───── ENTRIES ─────

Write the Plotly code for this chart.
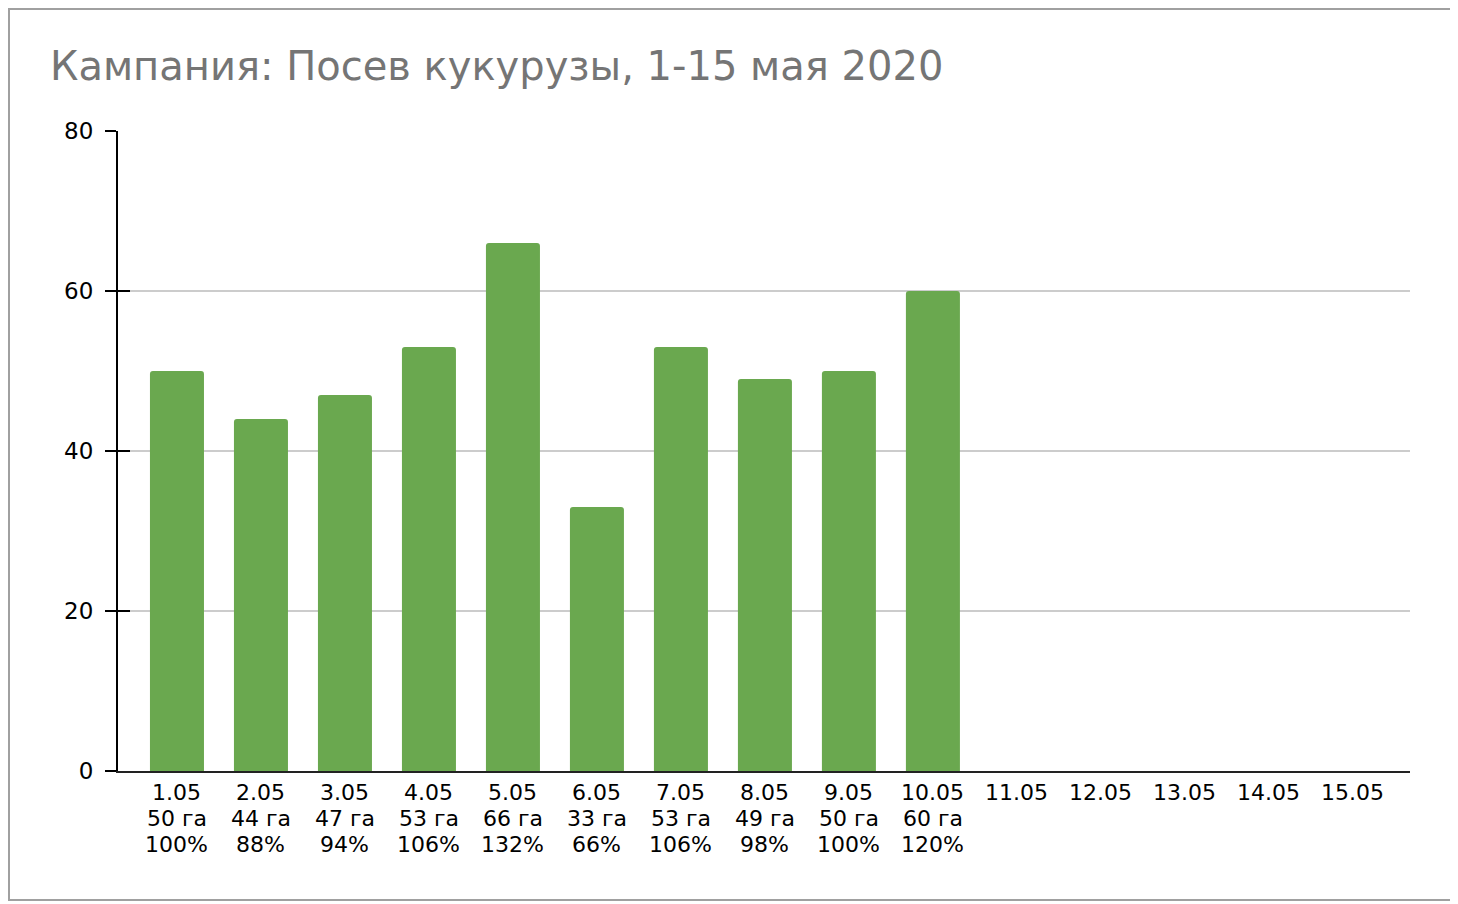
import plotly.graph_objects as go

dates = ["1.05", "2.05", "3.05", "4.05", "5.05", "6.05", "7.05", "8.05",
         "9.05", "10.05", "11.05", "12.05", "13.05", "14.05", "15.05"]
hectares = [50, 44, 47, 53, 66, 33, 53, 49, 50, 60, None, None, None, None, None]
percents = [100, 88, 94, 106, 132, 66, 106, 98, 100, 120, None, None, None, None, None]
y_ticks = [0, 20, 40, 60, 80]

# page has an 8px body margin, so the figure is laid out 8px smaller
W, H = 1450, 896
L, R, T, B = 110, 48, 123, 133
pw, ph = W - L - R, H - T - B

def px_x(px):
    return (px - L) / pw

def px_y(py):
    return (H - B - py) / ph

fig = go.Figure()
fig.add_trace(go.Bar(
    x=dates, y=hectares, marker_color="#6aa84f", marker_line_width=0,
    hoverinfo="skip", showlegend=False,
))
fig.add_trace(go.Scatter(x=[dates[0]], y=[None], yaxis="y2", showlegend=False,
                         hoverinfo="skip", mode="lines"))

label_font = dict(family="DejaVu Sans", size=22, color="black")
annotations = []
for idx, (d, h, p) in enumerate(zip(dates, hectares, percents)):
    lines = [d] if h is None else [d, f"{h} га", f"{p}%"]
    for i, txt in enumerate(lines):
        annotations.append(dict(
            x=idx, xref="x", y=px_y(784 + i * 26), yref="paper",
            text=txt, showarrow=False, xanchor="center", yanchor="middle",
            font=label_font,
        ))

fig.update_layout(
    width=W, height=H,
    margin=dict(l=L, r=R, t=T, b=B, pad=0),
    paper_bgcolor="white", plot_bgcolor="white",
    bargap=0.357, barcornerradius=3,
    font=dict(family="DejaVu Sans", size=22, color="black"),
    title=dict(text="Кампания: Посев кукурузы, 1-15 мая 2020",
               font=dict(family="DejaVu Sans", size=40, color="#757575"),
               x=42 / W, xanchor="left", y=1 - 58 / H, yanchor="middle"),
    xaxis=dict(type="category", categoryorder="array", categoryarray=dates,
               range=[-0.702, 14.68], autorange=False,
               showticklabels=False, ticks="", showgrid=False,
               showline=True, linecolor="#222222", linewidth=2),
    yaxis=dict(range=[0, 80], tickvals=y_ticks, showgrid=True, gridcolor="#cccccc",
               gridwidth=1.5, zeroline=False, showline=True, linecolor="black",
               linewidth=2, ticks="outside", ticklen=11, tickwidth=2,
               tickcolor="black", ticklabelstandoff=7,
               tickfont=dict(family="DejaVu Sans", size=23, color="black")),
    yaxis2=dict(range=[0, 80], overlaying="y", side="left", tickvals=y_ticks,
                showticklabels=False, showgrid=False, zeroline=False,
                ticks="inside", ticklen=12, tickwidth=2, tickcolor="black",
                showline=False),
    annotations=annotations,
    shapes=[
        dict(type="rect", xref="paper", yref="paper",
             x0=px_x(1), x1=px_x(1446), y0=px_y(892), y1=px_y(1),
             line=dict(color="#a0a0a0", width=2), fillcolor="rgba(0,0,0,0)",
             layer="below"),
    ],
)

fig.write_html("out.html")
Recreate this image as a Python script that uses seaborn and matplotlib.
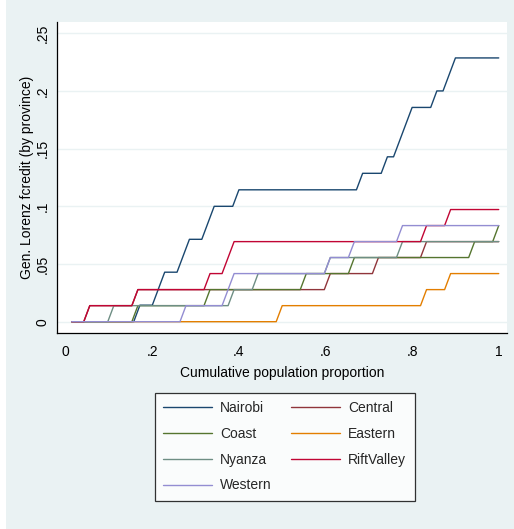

─────

## PROBLEM DESCRIPTION
Repeat the lines from where the entries begin to the line with "y_ticks = [0, 20, 40, 60, 80]", both included. Any picture is left out.

## FINAL RESULT
Write the Plotly code for this chart.
import plotly.graph_objects as go

dates = ["1.05", "2.05", "3.05", "4.05", "5.05", "6.05", "7.05", "8.05",
         "9.05", "10.05", "11.05", "12.05", "13.05", "14.05", "15.05"]
hectares = [50, 44, 47, 53, 66, 33, 53, 49, 50, 60, None, None, None, None, None]
percents = [100, 88, 94, 106, 132, 66, 106, 98, 100, 120, None, None, None, None, None]
y_ticks = [0, 20, 40, 60, 80]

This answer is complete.